My sister asked “do you get lonely out here”? I had to pause and ask my self, “Who is here to be lonely?” After three years or so, never been real good about keeping track of time, there is someone I know that I never really knew before. This is I, the personality I wake up with in the morning, and the one I argue with over what we should be doing or what we want to do. Who’s doing the dishes tonight, you better exercise, do your paperwork and so on. Sometimes we have such a great time walking in the woods, a glass of wine, a fabulous home cooked meal, a night in the studio creating with splendid jazz in the back ground. There maybe a psychological condition to this or perhaps it’s just a Gemini thing but there certainly seems like there is more then just the one living in this cabin. Do I want a partner, a real live other person to share this lifetime with?
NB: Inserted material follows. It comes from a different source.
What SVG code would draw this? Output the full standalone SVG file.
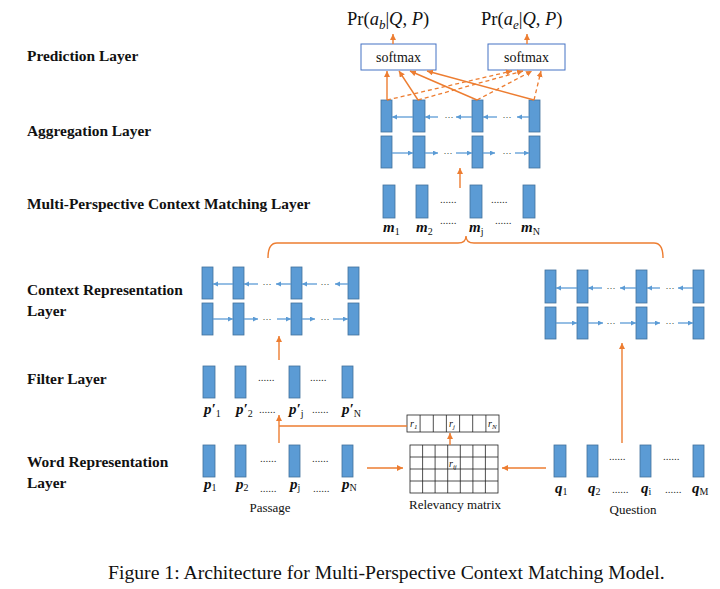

I have lived all my life thinking so and what that would look like and to a certain extent preparing for that other one to move in to this life. Now at fifty, single never married, having shared myself intimately with lovers I still love deeply and several have become my best friends. I just don’t know any longer what my fate of partnership looks like. No longer is the vision what it once was. No longer am I longing to create a nuclear family, Art has become my extension into the after life, my contribution to the future, the mark that I was here.
The question “do I get lonely?”…. The longer I am alive the richer my own company becomes. We have been together for so long now we have come to truly love each other, we accept our follies, agree to disagree, play and work together and we realize we are in this together for the entire journey, best to be best friends and enjoy the ride together.
There may just be room for another in this life and their other as well. A relationship is so much more than two people coming together. It is a community a village a family. What a fantastic relationship of group dynamics, to know who’s communicating with who, who wants what, who needs what and who can provide and who cannot.
I see an outside relationship as an extension of the inside one. A mirror to see myself, my many selves and I a reflection of the other and their many others. The difference in self-relationship and with another is the space between the distance is always there, always, no matter how close or far, it to be respected and to know that there is always a space between the us.
Am I lonely? Am I alone? There are times when the crows are my companion, it feels like love, I have love with my friends, my deep and intimate relationships are filled with love, the days that go by that I do not have contact with people seem to be filled with conversation with my very best friend and this I have come to realize is Love.
Alone at times, Yes, Lonely??? Yes at times, Solitary? Yes but not in confinement. Content? Very much So.